There was an article in Slate about a year ago on the misuse of "emergency supplemental appropriations", a term that drives me to teeth-grinding fury every time I hear it (http://www.slate.com/id/2126637). Since the supplementals are being used as a political ploy by the administration to avoid acknowledging the cost of their adventures, this is actually one area in which the Dems might help out the fiscal conservatives in the immediate future. In the further future, of course, there will be a Dem administration that sees the benefits of such legerdemain to hide its adventures...

D.A. Ridgely|11.13.06 @ 8:52AM|

Ms de Rugy's analysis is correct; however, as a practical matter, the focus of her concern is rather like complaining that, having robbed the bank, the criminals knocked off a liquor store or two during the getaway.

Omnibus bills are the bigger problem. Congress should, at the very least, be required to vote on agency specific appropriations and authorizations and prohibited from attaching irrelevant spending riders. (That would take too much time, you say? Congress would have to spend more time in chambers voting on specific bills for all those agencies, you say? Hmmm, maybe if there were fewer agencies...)

Similarly, much as I hate to grant even more power to the already imperial presidency, the line item veto is long overdue, requiring Congress to have an up or down vote on each specific line item vetoed.
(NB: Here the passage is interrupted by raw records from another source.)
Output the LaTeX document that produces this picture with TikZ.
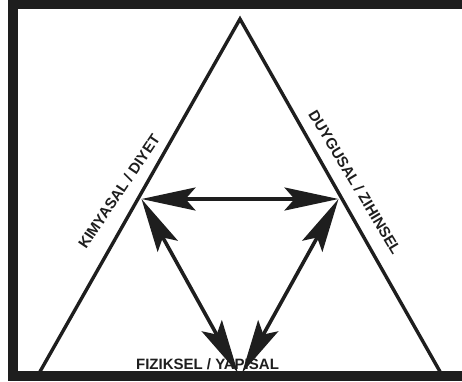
\documentclass[tikz,border=0pt]{standalone}
\usepackage{fontspec}
\setmainfont{Liberation Sans}[BoldFont=Liberation Sans Bold]
\newfontfamily\lblfont{Liberation Sans Bold}
\usetikzlibrary{arrows.meta}
\definecolor{ink}{HTML}{1E1E1E}
\begin{document}
\begin{tikzpicture}[x=1pt,y=-1pt,
  framebar/.style={draw=ink,line width=9.5pt,line join=miter},
  tri/.style={draw=ink,line width=3.4pt,line join=miter,miter limit=20},
  dbl/.style={draw=ink,line width=3.6pt,
    {Stealth[length=54pt,width=23pt,inset=10pt]}-{Stealth[length=54pt,width=23pt,inset=10pt]}},
  lbl/.style={font=\lblfont\fontsize{15}{18}\selectfont,text=ink,inner sep=0pt}]
\useasboundingbox (0,0) rectangle (462,381);
% frame
\draw[framebar] (462,4.5) -- (12.8,4.5) -- (12.8,376.2) -- (462,376.2);
% triangle
\coordinate (T) at (240,19);
\coordinate (BL) at (37.5,376);
\coordinate (BR) at (442.5,376);
\draw[tri] (BL) -- (T) -- (BR);
% labels
\node[lbl,rotate=56] (kim) at (119,191.5) {KIMYASAL / DIYET};
\node[lbl,rotate=-59] (duy) at (355,182) {DUYGUSAL / ZIHINSEL};
\node[lbl,anchor=base] (fiz) at (207.5,369) {FIZIKSEL / YAPISAL};
% arrows
\coordinate (L) at (141.5,199);
\coordinate (R) at (338.5,199);
\coordinate (B1) at (238,373);
\coordinate (B2) at (242,373);
\draw[dbl] (L) -- (R);
\draw[dbl] (L) -- (B1);
\draw[dbl] (R) -- (B2);
\end{tikzpicture}
\end{document}
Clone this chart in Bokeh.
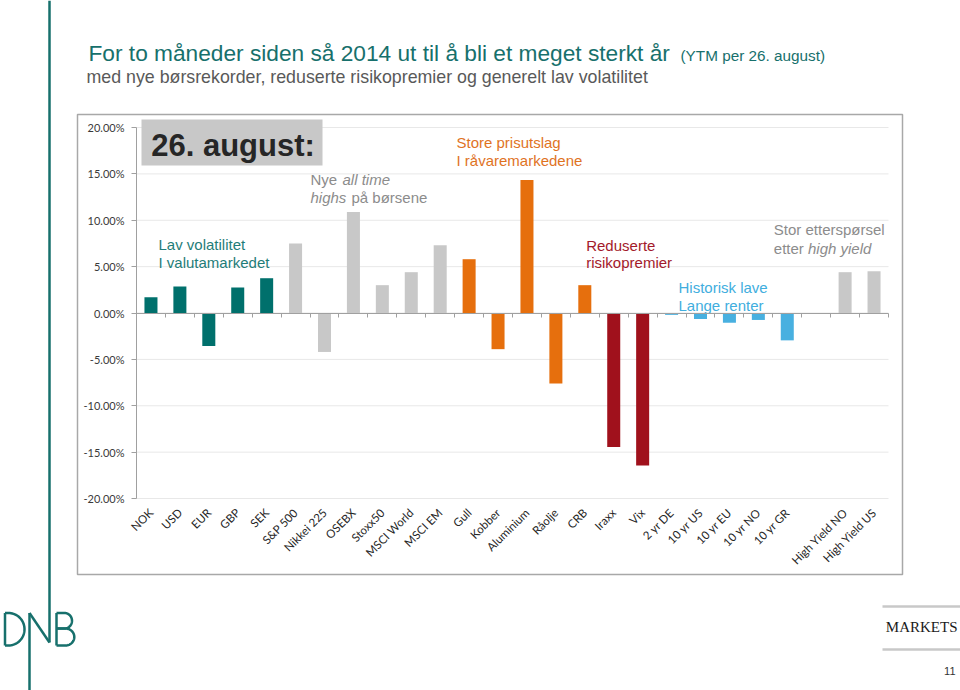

Of course, none of this would eliminate horse trading for pork (or pork trading for horse?), but it would at least make sorting out the waste more visible.

|11.13.06 @ 9:40AM|

It's certainly true that the supplementals - even now - are still a fraction of the total spending... the problem is that their use allows the administration to shift a large chunk of funding (esp politically sensitive funding) 'off the books'.

Larry A|11.13.06 @ 12:35PM|

Isn't it just huge irony that the folks in Congress think the folks at Enron should be in jail?